DATA SEGMENT:

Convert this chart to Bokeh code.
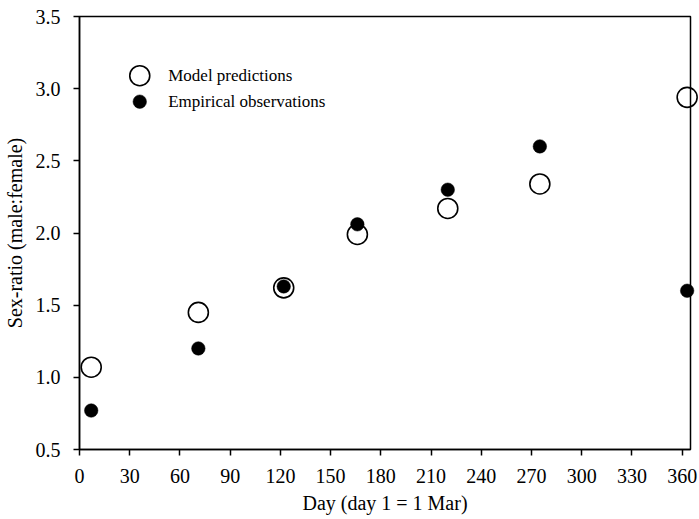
from bokeh.plotting import figure
from bokeh.models import FixedTicker, Range1d, PrintfTickFormatter
from bokeh.core.properties import value
from bokeh.embed import file_html
from bokeh.resources import INLINE

# ---- data ----
days = [7, 71, 122, 166, 220, 275, 363]
model_pred = [1.07, 1.45, 1.62, 1.99, 2.17, 2.34, 2.94]
empirical_obs = [0.77, 1.20, 1.63, 2.06, 2.30, 2.60, 1.60]
x_ticks = [0, 30, 60, 90, 120, 150, 180, 210, 240, 270, 300, 330, 360]
y_ticks = [0.5, 1.0, 1.5, 2.0, 2.5, 3.0, 3.5]
legend_labels = ["Model predictions", "Empirical observations"]
x_label = "Day (day 1 = 1 Mar)"
y_label = "Sex-ratio (male:female)"

# ---- layout / style ----
FONT = "Liberation Serif"
LEG_MARK_X = 36
LEG_TEXT_X = 53
LEG_Y = [3.09, 2.91]

p = figure(width=699, height=519, output_backend="svg", toolbar_location=None,
           x_range=Range1d(0, 365), y_range=Range1d(0.5, 3.5),
           min_border_left=77, min_border_right=9, min_border_top=16,
           min_border_bottom=70)
p.grid.visible = False
p.outline_line_color = "black"
p.outline_line_width = 1.5
p.outline_line_alpha = 1.0
p.background_fill_color = "white"
p.border_fill_color = "white"

for ax in (p.xaxis[0], p.yaxis[0]):
    ax.axis_line_width = 1.5
    ax.axis_line_color = "black"
    ax.major_tick_line_width = 1.5
    ax.major_tick_line_color = "black"
    ax.major_tick_in = 0
    ax.major_tick_out = 6
    ax.minor_tick_line_color = None
    ax.major_label_text_font = FONT
    ax.major_label_text_font_size = "20px"
    ax.major_label_text_color = "black"
    ax.axis_label_text_font = FONT
    ax.axis_label_text_font_size = "20px"
    ax.axis_label_text_font_style = "normal"
    ax.axis_label_text_color = "black"

p.xaxis.ticker = FixedTicker(ticks=x_ticks)
p.yaxis.ticker = FixedTicker(ticks=y_ticks)
p.yaxis.formatter = PrintfTickFormatter(format="%.1f")
p.xaxis.axis_label = x_label
p.yaxis.axis_label = y_label
p.xaxis.major_label_standoff = 13
p.xaxis.axis_label_standoff = 6
p.yaxis.major_label_standoff = 13
p.yaxis.axis_label_standoff = 7

p.scatter(days, model_pred, marker="circle", size=20, fill_color="white",
          fill_alpha=0.0, line_color="black", line_width=1.6, level="overlay")
p.scatter(days, empirical_obs, marker="circle", size=13.5, fill_color="black",
          line_color="black", line_width=0.5, level="overlay")

# legend
p.scatter([LEG_MARK_X], [LEG_Y[0]], marker="circle", size=20, fill_color="white",
          fill_alpha=0.0, line_color="black", line_width=1.6)
p.scatter([LEG_MARK_X], [LEG_Y[1]], marker="circle", size=13.5, fill_color="black",
          line_color="black", line_width=0.5)
p.text([LEG_TEXT_X, LEG_TEXT_X], LEG_Y, text=legend_labels,
       text_font=value(FONT), text_font_size="17px", text_baseline="middle",
       text_align="left", text_color="black")

open("out.html", "w").write(file_html(p, INLINE))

TASK DESCRIPTION:
Set the lines above down again, word for word, from the first through the one containing "from bokeh.resources import INLINE"; pictures excluded.

WORKED SOLUTION:
Convert this chart to Bokeh code.
from bokeh.plotting import figure
from bokeh.models import FixedTicker, Range1d, PrintfTickFormatter
from bokeh.core.properties import value
from bokeh.embed import file_html
from bokeh.resources import INLINE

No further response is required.